ABSTRACT

The most powerful and enduring images of Britain in the second world war are associated with the home front: blitzed cities, communal air-raid shelters, the munitions factories of Britain’s industrial heartlands and crowds of evacuees waiting for trains which would take them to the relative safety of the countryside. These are the most familiar symbols of the concept that became known as the ‘people’s war’. To an unprecedented degree the burden of war fell on the nation as a whole from September 1939, testing the resolve of the civilian population as much as the power of Britain’s armed forces. The collective nature of the war effort was held to have produced profound social change: prewar divisions of class, wealth, status and power were allegedly set aside in favour of a new social cohesion which developed from the common experience of war and the shared aim of defeating the enemy.
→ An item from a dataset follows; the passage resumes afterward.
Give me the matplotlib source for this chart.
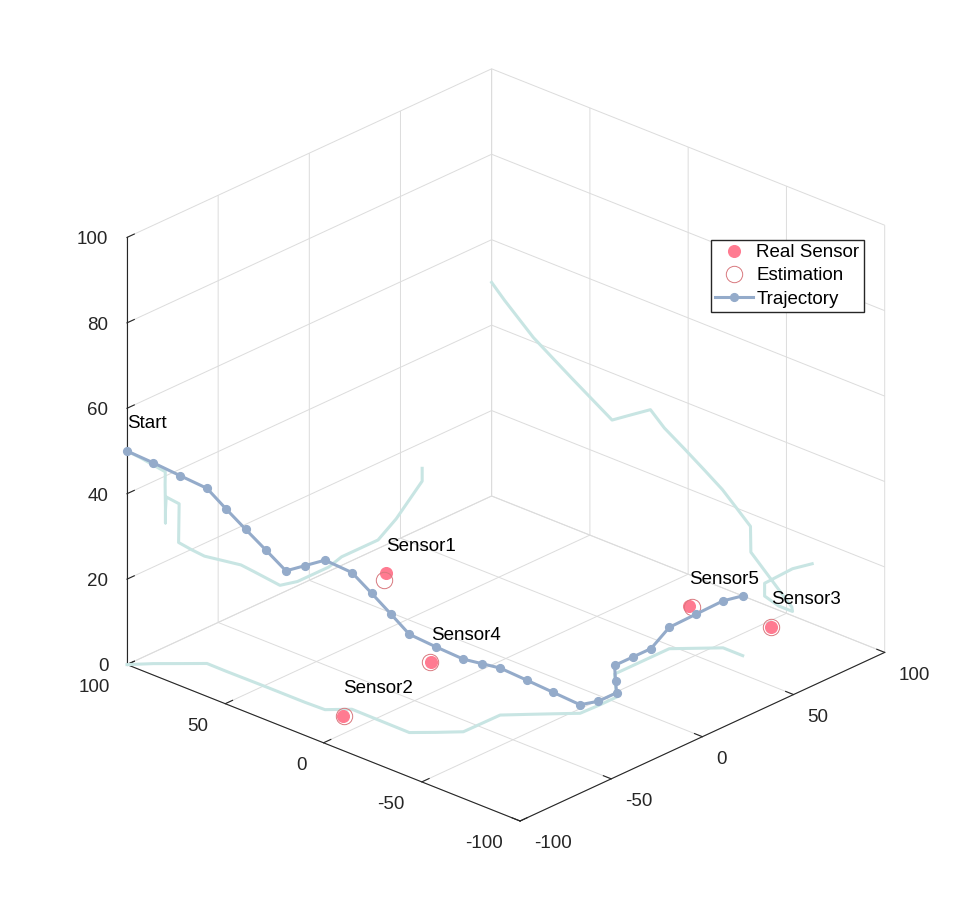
import numpy as np
import matplotlib
matplotlib.use("Agg")
import matplotlib.pyplot as plt
from mpl_toolkits.mplot3d import proj3d

# UAV trajectory
traj_x = [-100.0, -92.7, -85.9, -79.0, -79.1, -79.0, -78.9, -78.9, -78.9, -78.5,
          -71.4, -71.5, -71.6, -71.7, -64.8, -57.5, -47.5, -37.5, -30.3, -23.2,
          -16.1, -6.5, 3.5, 10.6, 17.7, 27.7, 37.7, 47.7, 54.8, 61.9, 61.9]
traj_y = [100.0, 93.4, 86.1, 78.8, 69.0, 59.1, 48.9, 38.7, 29.0, 19.2,
          12.1, 1.9, -7.9, -17.4, -24.6, -31.7, -31.8, -31.9, -38.8, -45.7,
          -52.7, -53.1, -53.1, -46.0, -38.9, -38.9, -38.9, -38.9, -46.0, -53.1, -63.1]
traj_z = [50, 47, 44, 41, 38, 35, 32, 29, 32, 35,
          32, 29, 26, 23, 20, 17, 14, 11, 8, 5,
          2, 1, 1, 1, 2, 2, 2, 5, 8, 11, 14]

sensor_names = ["Sensor1", "Sensor2", "Sensor3", "Sensor4", "Sensor5"]
real_x = [23.8, -78.2, 87.3, -21.5, 79.8]
real_y = [83.1, 10.4, -53.8, 18.1, -19.4]
real_z = [0, 0, 0, 0, 0]
est_x = [19.5, -78.0, 87.4, -21.3, 79.7]
est_y = [80.0, 10.0, -53.6, 18.6, -20.6]
est_z = [0, 0, 0, 0, 0]

xy_ticks = [-100, -50, 0, 50, 100]
z_ticks = [0, 20, 40, 60, 80, 100]

W, H = 977, 922
plt.rcParams.update({
    "font.family": ["Liberation Sans", "DejaVu Sans"],
    "font.size": 13.5,
    "axes.unicode_minus": False,
    "grid.color": "#dcdcdc",
    "grid.linewidth": 0.7,
    "axes.edgecolor": "#262626",
    "axes.linewidth": 0.8,
    "xtick.color": "#262626",
    "ytick.color": "#262626",
})

fig = plt.figure(figsize=(W / 100, H / 100), dpi=100)
ax = fig.add_axes([0.1, 0.08, 0.8, 0.8 * W / H], projection="3d", computed_zorder=False)
ax.set_proj_type("ortho")
ax.view_init(elev=25.4, azim=-137.15)
ax.set_box_aspect((1, 1, 0.882))

ax.set_xlim(-100, 100)
ax.set_ylim(-100, 100)
ax.set_zlim(0, 100)
ax.set_xticks(xy_ticks)
ax.set_yticks(xy_ticks)
ax.set_zticks(z_ticks)

for axis in (ax.xaxis, ax.yaxis, ax.zaxis):
    axis.set_pane_color((1, 1, 1, 0))
    axis._axinfo["tick"]["inward_factor"] = 0.0
    axis._axinfo["tick"]["outward_factor"] = 0.25
    axis.label.set_visible(False)
    axis.offsetText.set_visible(False)
ax.yaxis.set_tick_params(pad=7)
ax.zaxis.set_tick_params(pad=0)

shadow = "#c8e5e3"
tx, ty, tz = np.array(traj_x), np.array(traj_y), np.array(traj_z, float)
ax.plot(tx, np.full_like(tx, 100), tz, color=shadow, lw=2.2, zorder=1)
ax.plot(np.full_like(tx, 100), ty, tz, color=shadow, lw=2.2, zorder=1)
ax.plot(tx, ty, np.zeros_like(tz), color=shadow, lw=2.2, zorder=1)

ax.plot(real_x, real_y, real_z, ls="none", marker="o", ms=8.4,
        mfc="#ff7b91", mec="#ff7b91", label="Real Sensor", zorder=3)
ax.plot(est_x, est_y, est_z, ls="none", marker="o", ms=11.8,
        mfc="none", mec="#d8787e", mew=0.7, label="Estimation", zorder=3)
ax.plot(tx, ty, tz, "-o", color="#94abca", lw=2.2, ms=5.6, label="Trajectory", zorder=4)

ax.text(traj_x[0], traj_y[0], traj_z[0] + 6.4, "Start", ha="left", va="center", zorder=6)
for name, x, y, z in zip(sensor_names, real_x, real_y, real_z):
    ax.text(x, y, z + 6.4, name, ha="left", va="center", zorder=6)

ax.legend(loc="upper left", bbox_to_anchor=(711 / W, 1 - 240 / H),
          bbox_transform=fig.transFigure, borderaxespad=0, fancybox=False,
          edgecolor="#262626", framealpha=1, borderpad=0.22, labelspacing=0.32,
          handlelength=2.0, handletextpad=0.2)


# move the square axes so the box corners land where they sit in the picture
def corners_px():
    xs, ys, _ = proj3d.proj_transform(np.array([-100.0, 100.0]), np.array([100.0, -100.0]),
                                      np.array([0.0, 0.0]), ax.get_proj())
    return ax.transData.transform(np.column_stack([xs, ys]))


target = np.array([[127.0, H - 664.0], [884.7, H - 653.0]])
for _ in range(2):
    fig.canvas.draw()
    pts = corners_px()
    pos = ax.get_position()
    x0, y0, w, h = pos.x0 * W, pos.y0 * H, pos.width * W, pos.height * H
    k = (target[1, 0] - target[0, 0]) / (pts[1, 0] - pts[0, 0])
    nx0 = np.mean(target[:, 0] - k * (pts[:, 0] - x0))
    ny0 = np.mean(target[:, 1] - k * (pts[:, 1] - y0))
    ax.set_position([nx0 / W, ny0 / H, k * w / W, k * h / H])

plt.setp(ax.get_xticklabels(), ha="left", va="center_baseline")
plt.setp(ax.get_yticklabels(), ha="right", va="baseline")
plt.setp(ax.get_zticklabels(), ha="right", va="center_baseline")

fig.savefig("out.png", dpi=100)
As the British faced the invasion scare of 1940, as the Luftwaffe attacked urban centres and as the nation prepared for the long hard struggle on the road to victory, rich and poor, male and female, majorities and minorities alike apparently submerged their differences and stood together in common defiance. The idea that the British developed a greater sense of collective consciousness in wartime which enabled them to make sacrifices, work together and abandon narrow self-interest in pursuit of a shared goal was continually promoted by government propaganda as a means of maintaining morale and heading off the danger of internal social conflict. The Ministry of Information and the BBC emphasised that the nation was fused together in a common cause and reassured the public that if they continued to work together, survival and eventual victory would be secured.